▶ _WHAT IS NEEDED_: Write out each line in which the string "this" is present.

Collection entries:
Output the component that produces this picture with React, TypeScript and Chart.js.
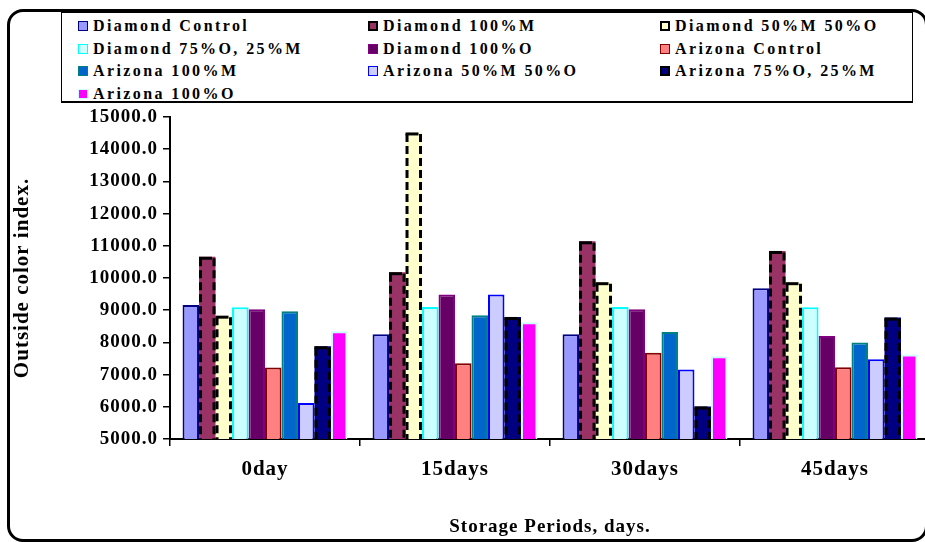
import React, { useEffect, useRef } from "react";
import { Chart, registerables } from "chart.js";

Chart.register(...registerables);

// ---- data ----
const categories = ["0day", "15days", "30days", "45days"];

const seriesNames = [
  "Diamond Control",
  "Diamond 100%M",
  "Diamond 50%M 50%O",
  "Diamond 75%O, 25%M",
  "Diamond 100%O",
  "Arizona Control",
  "Arizona 100%M",
  "Arizona 50%M 50%O",
  "Arizona 75%O, 25%M",
  "Arizona 100%O",
];

const diamondControl = [9160, 8250, 8250, 9680];
const diamond100M = [10660, 10180, 11140, 10840];
const diamond50M50O = [8830, 14520, 9870, 9870];
const diamond75O25M = [9090, 9100, 9100, 9095];
const diamond100O = [9030, 9490, 9030, 8200];
const arizonaControl = [7220, 7350, 7680, 7230];
const arizona100M = [8970, 8840, 8320, 8000];
const arizona50M50O = [6120, 9490, 7160, 7480];
const arizona75O25M = [7880, 8790, 6010, 8770];
const arizona100O = [8350, 8625, 7570, 7625];

const seriesValues = [
  diamondControl,
  diamond100M,
  diamond50M50O,
  diamond75O25M,
  diamond100O,
  arizonaControl,
  arizona100M,
  arizona50M50O,
  arizona75O25M,
  arizona100O,
];

const yTicksMin = 5000;
const yTicksMax = 15000;
const yTickStep = 1000;

// ---- styles ----
const fills = [
  "#9999FF",
  "#993366",
  "#FFFFCC",
  "#CCFFFF",
  "#660066",
  "#FF8080",
  "#0066CC",
  "#CCCCFF",
  "#000080",
  "#FF00FF",
];
const borders = [
  "#000080",
  "#000000",
  "#000000",
  "#00FFFF",
  "#800080",
  "#800000",
  "#008080",
  "#0000FF",
  "#000000",
  "#CCFFFF",
];
const dashed = [false, true, true, false, false, false, false, false, true, false];

const FONT = "'Liberation Serif', 'Times New Roman', serif";

const spacingPlugin = {
  id: "letterSpacing",
  beforeDraw(chart: any) {
    (chart.ctx as any).letterSpacing = "1px";
  },
  afterDraw(chart: any) {
    (chart.ctx as any).letterSpacing = "0px";
  },
};

const dashPlugin = {
  id: "dashBorders",
  afterDatasetsDraw(chart: any) {
    const ctx = chart.ctx;
    const bottom = chart.chartArea.bottom;
    chart.data.datasets.forEach((ds: any, i: number) => {
      if (!ds.dashedBorder) return;
      const meta = chart.getDatasetMeta(i);
      meta.data.forEach((el: any) => {
        const { x, y, base, width } = el.getProps(["x", "y", "base", "width"], true);
        const b = Math.min(base, bottom);
        const l = x - width / 2 + 1.5;
        const r = x + width / 2 - 1.5;
        ctx.save();
        ctx.strokeStyle = "#000";
        ctx.lineWidth = 3;
        ctx.setLineDash([]);
        ctx.beginPath();
        ctx.moveTo(l - 1.5, y + 1.5);
        ctx.lineTo(r - 2, y + 1.5);
        ctx.stroke();
        ctx.setLineDash([8, 4]);
        ctx.beginPath();
        ctx.moveTo(l, y + 1.5);
        ctx.lineTo(l, b);
        ctx.moveTo(r, y + 1.5);
        ctx.lineTo(r, b);
        ctx.stroke();
        ctx.restore();
      });
    });
  },
};

function ChartCanvas() {
  const ref = useRef<HTMLCanvasElement | null>(null);
  useEffect(() => {
    if (!ref.current) return;
    const yTickFont = { family: FONT, size: 19, weight: "bold" as const };
    const xTickFont = { family: FONT, size: 21, weight: "bold" as const };
    const yTitleFont = { family: FONT, size: 21, weight: "bold" as const };
    const xTitleFont = { family: FONT, size: 19, weight: "bold" as const };
    const chart = new Chart(ref.current, {
      type: "bar",
      data: {
        labels: categories,
        datasets: seriesNames.map((name, i) => ({
          label: name,
          data: seriesValues[i],
          backgroundColor: fills[i],
          borderColor: dashed[i] ? fills[i] : borders[i],
          borderWidth: dashed[i] ? 0 : 2,
          borderSkipped: "bottom",
          categoryPercentage: 0.868,
          barPercentage: 1.0,
          dashedBorder: dashed[i],
        })) as any,
      },
      options: {
        responsive: false,
        animation: false,
        devicePixelRatio: 1,
        layout: { padding: { top: 117, left: 0, right: 10, bottom: 0 } },
        plugins: {
          legend: { display: false },
          tooltip: { enabled: false },
        },
        scales: {
          x: {
            offset: true,
            grid: {
              offset: true,
              drawOnChartArea: false,
              drawTicks: true,
              tickLength: 7,
              color: "#000",
              lineWidth: 1.5,
            },
            border: { display: true, color: "#000", width: 2 },
            ticks: { color: "#000", font: xTickFont, padding: 11 },
            title: {
              display: true,
              text: "Storage Periods, days.",
              color: "#000",
              font: xTitleFont,
              padding: { top: 0, bottom: 4 },
            },
            afterFit: (s: any) => {
              s.height = 103;
            },
          },
          y: {
            min: yTicksMin,
            max: yTicksMax,
            grid: {
              drawOnChartArea: false,
              drawTicks: true,
              tickLength: 7,
              color: "#000",
              lineWidth: 1.5,
            },
            border: { display: true, color: "#000", width: 2 },
            ticks: {
              stepSize: yTickStep,
              autoSkip: false,
              color: "#000",
              font: yTickFont,
              padding: 5,
              callback: (v: any) => Number(v).toFixed(1),
            },
            title: {
              display: true,
              text: "Outside color index.",
              color: "#000",
              font: yTitleFont,
              padding: { top: 10, bottom: 0 },
            },
            afterFit: (s: any) => {
              s.width = 170;
            },
          },
        },
      },
      plugins: [spacingPlugin, dashPlugin],
    });
    return () => chart.destroy();
  }, []);
  return (
    <canvas
      ref={ref}
      width={940}
      height={542}
      style={{ position: "absolute", left: 0, top: 0, width: 940, height: 542 }}
    />
  );
}

function Legend() {
  const colLeft = [78, 368, 660];
  const rowCenter = [26, 48.5, 71, 93.5];
  return (
    <>
      <div
        style={{
          position: "absolute",
          left: 61,
          top: 12,
          width: 852,
          height: 91,
          border: "1.5px solid #000",
          borderBottomWidth: 2,
          boxSizing: "border-box",
          background: "#fff",
        }}
      />
      {seriesNames.map((name, i) => {
        const col = i % 3;
        const row = Math.floor(i / 3);
        return (
          <div
            key={name}
            style={{
              position: "absolute",
              left: colLeft[col],
              top: rowCenter[row] - 11,
              height: 22,
              display: "flex",
              alignItems: "center",
              whiteSpace: "nowrap",
            }}
          >
            <span
              style={{
                display: "inline-block",
                width: 10,
                height: 10,
                boxSizing: "border-box",
                background: fills[i],
                border: dashed[i] ? "2px dashed #000" : `1.5px solid ${borders[i]}`,
                marginRight: 5,
              }}
            />
            <span
              style={{
                fontFamily: FONT,
                fontWeight: "bold",
                fontSize: 16,
                letterSpacing: 2.4,
                color: "#000",
                lineHeight: "22px",
              }}
            >
              {name}
            </span>
          </div>
        );
      })}
    </>
  );
}

export default function App() {
  return (
    <div
      style={{
        position: "fixed",
        left: 0,
        top: 0,
        width: 925,
        height: 542,
        overflow: "hidden",
        background: "#fff",
      }}
    >
      <ChartCanvas />
      <div
        style={{
          position: "absolute",
          left: 7,
          top: 9,
          width: 921,
          height: 533,
          border: "3px solid #000",
          borderRadius: 16,
          boxSizing: "border-box",
          pointerEvents: "none",
        }}
      />
      <Legend />
    </div>
  );
}
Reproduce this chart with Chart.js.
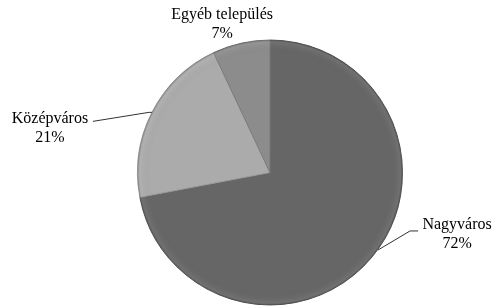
<!DOCTYPE html>
<html>
<head>
<meta charset="utf-8">
<script src="https://cdn.jsdelivr.net/npm/chart.js@4.4.1/dist/chart.umd.min.js"></script>
<style>
  html, body { margin: 0; padding: 0; background: #fff; }
  #wrap { width: 494px; height: 306px; position: relative; }
</style>
</head>
<body>
<div id="wrap"><canvas id="pie"></canvas></div>
<script>
// Chart data
const categories = ['Nagyváros', 'Középváros', 'Egyéb település'];
const shares = [72, 21, 7];
const sliceColors = ['#666666', '#ababab', '#8c8c8c'];

// label placement relative to the slice's outer edge point (dx, dy),
// and an optional leader elbow
const labelLayout = [
    { dx: 85, dy: -32, elbow: [38, -26], lineEnd: [46, -26] },
    { dx: -102, dy: 6, elbow: [-3, 0], lineEnd: [-59, 9] },
    { dx: -19, dy: -28, elbow: null }
];

const labelPlugin = {
    id: 'sliceLabels',
    afterDatasetsDraw(chart) {
        const ctx = chart.ctx;
        const meta = chart.getDatasetMeta(0);
        ctx.save();
        ctx.font = '16px "Liberation Serif", "Times New Roman", serif';
        ctx.fillStyle = '#000';
        ctx.textAlign = 'center';
        ctx.textBaseline = 'middle';
        meta.data.forEach((arc, i) => {
            const p = arc.getProps(['x', 'y', 'startAngle', 'endAngle', 'outerRadius'], true);
            const mid = (p.startAngle + p.endAngle) / 2;
            const ex = p.x + Math.cos(mid) * p.outerRadius;
            const ey = p.y + Math.sin(mid) * p.outerRadius;
            const lay = labelLayout[i];
            if (lay.elbow) {
                ctx.strokeStyle = '#333';
                ctx.lineWidth = 1;
                ctx.beginPath();
                ctx.moveTo(ex + (i === 0 ? 6 : 0), ey + (i === 0 ? -7 : 0));
                ctx.lineTo(ex + lay.elbow[0], ey + lay.elbow[1]);
                ctx.lineTo(ex + lay.lineEnd[0], ey + lay.lineEnd[1]);
                ctx.stroke();
            }
            const tx = ex + lay.dx;
            const ty = ey + lay.dy;
            ctx.fillText(categories[i], tx, ty);
            ctx.fillText(shares[i] + '%', tx, ty + 19);
        });
        ctx.restore();
    }
};

// soft rim shading, roughly like the bevelled office pie
const shadePlugin = {
    id: 'rimShade',
    afterDatasetsDraw(chart) {
        const arc = chart.getDatasetMeta(0).data[0];
        if (!arc) return;
        const { x, y, outerRadius } = arc.getProps(['x', 'y', 'outerRadius'], true);
        const ctx = chart.ctx;
        ctx.save();
        ctx.beginPath();
        ctx.arc(x, y, outerRadius, 0, Math.PI * 2);
        ctx.clip();
        const g = ctx.createRadialGradient(x, y, outerRadius * 0.9, x, y, outerRadius);
        g.addColorStop(0, 'rgba(0,0,0,0)');
        g.addColorStop(0.8, 'rgba(255,255,255,0.06)');
        g.addColorStop(1, 'rgba(0,0,0,0.25)');
        ctx.fillStyle = g;
        ctx.fillRect(x - outerRadius, y - outerRadius, outerRadius * 2, outerRadius * 2);
        ctx.restore();
    }
};

new Chart(document.getElementById('pie'), {
    type: 'pie',
    data: {
        labels: categories,
        datasets: [{
            data: shares,
            backgroundColor: sliceColors,
            borderColor: ['#5a5a5a', '#9a9a9a', '#7a7a7a'],
            borderWidth: 1
        }]
    },
    options: {
        responsive: true,
        maintainAspectRatio: false,
        animation: false,
        layout: { padding: { left: 137, right: 91, top: 39, bottom: 0 } },
        plugins: {
            legend: { display: false },
            tooltip: { enabled: false }
        }
    },
    plugins: [shadePlugin, labelPlugin]
});
</script>
</body>
</html>
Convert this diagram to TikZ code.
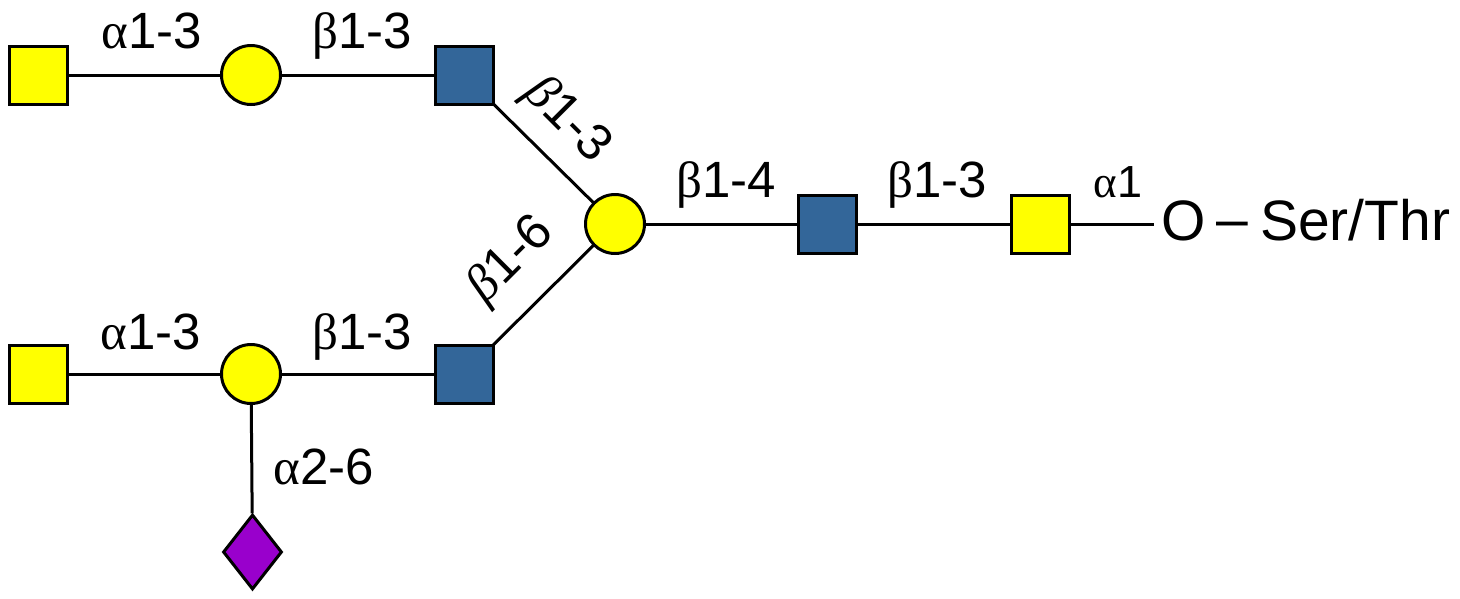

▶ _REPLY TO THE EXERCISE_:
Output the component that produces this picture with React, TypeScript and Chart.js.
Reproduce this chart with Chart.js.
Convert this diagram to TikZ code.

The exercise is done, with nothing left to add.